There are many benefits to adding a cup of matcha to your daily routine. Whether you prefer a simple iced matcha latte or something with a little more oomph like a matcha morning smoothie, you’re still enjoying one of the healthiest beverages out there. Although most people are familiar with matcha’s ability to help lose weight or to foster a healthy immune system, there’s another aspect of matcha that is just impressive, if not less well-known. And, that is the way matcha can help you find your flow state.
Finding your flow state means something different to everyone, and your path to get there will be much different than everyone else’s. But, they all hold the same overarching theme. A flow state isn’t something you can force yourself into. Rather, it is a state that you achieve organically, doing something that you are passionate about. In your flow state, you will feel calm but powerful, energized but meticulous. The flow state is that effortless place where your body and brain are completely in sync and everything feels as though it comes naturally.
We’ve heard about runner Luke Gledhill’s flow state, and how matcha helps him get into the running rhythm. But what about those of us who aren’t interested in a runner’s high? Flow states come in many forms, and as we said, that’s just one of them. So this week, we’re taking a look at professional volleyball player and Tenzo, Dustin Watten, to see what his flow state looks like.
FROM THE DESK OF: DUSTIN WATTEN, Professional Volleyball Player US National Team
This flow, this rhythm, this amazing feeling when the ball seems so much bigger, when time seems so slower, and you are a step ahead of everyone
But how do we get into the zone?
According to George Mumford, the biggest challenge of getting into flow is if you’re trying to get there, you won’t be able to access it. You get there by being present.
Present and ?...
Mumford talks about the challenge of how we spend most of our time between anxiety and boredom.
Anxiety - when the challenges are high and the skill is low.
Boredom - when the skill is high and the challenges are low.
(The big takeaway) If we aren’t outside of our comfort zone, we aren’t growing.
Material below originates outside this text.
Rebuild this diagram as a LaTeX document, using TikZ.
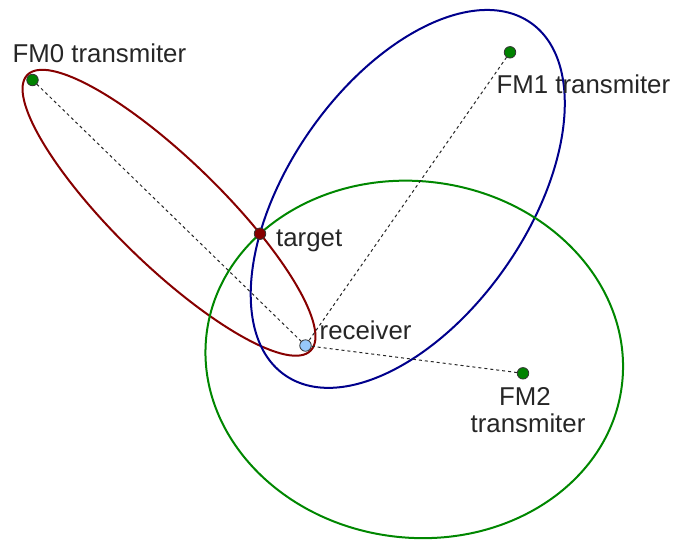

We have to be challenged a little bit beyond our comfort level – we have to be uncomfortable, and we have to be comfortable while being uncomfortable. Whatever I am doing in life, my goal is to push myself into an environment where challenges and the requirement of skills are high. This environment is more likely to bring upon a high state of arousal and presence.
This could be perceived by the amateur as “I made the wrong choice” or “this is too much.” And so, the amateur lowers the challenges or withdraws their energy, rather than saying “I am in a high state of arousal and if I can just have this relaxed receptivity and stay present to it then I’ll be in flow.” Mumford speaks about the power of mindfulness as the way of making yourself ‘flow ready!’ You don’t know when it’s going to happen but if you can create the conditions where moment to moment you can be present, where mindfulness and knowing are together.
There’s a lot of ways to get yourself into this state but I believe the most efficient way to build this foundation to tackle the day, the challenges and prepare ourselves properly for when things get ‘tough.’ My personal morning routine is all about headspace and clarity – starting my morning with a mindfulness meditation where I focus on returning to the sensation of the breath, followed by a matcha latte packed with l-theanine and journaling my intention for the day and recognizing the abundance that is already within my life. L-Theanine from matcha, crosses the blood brain barrier and reaches your brain within 30-45 minutes. Once absorbed, l-theanine boosts alpha brain waves along with serotonin, GABA, and dopamine levels in your brain. The result: a calming and energizing sensation to help you access ‘flow’ easier.
How do you get ‘flow ready?” The setbacks, roadblocks and challenges will always be around the corner but it’s up to us, to properly prepare our mind and body to love these challenges and to be great when the going gets tough.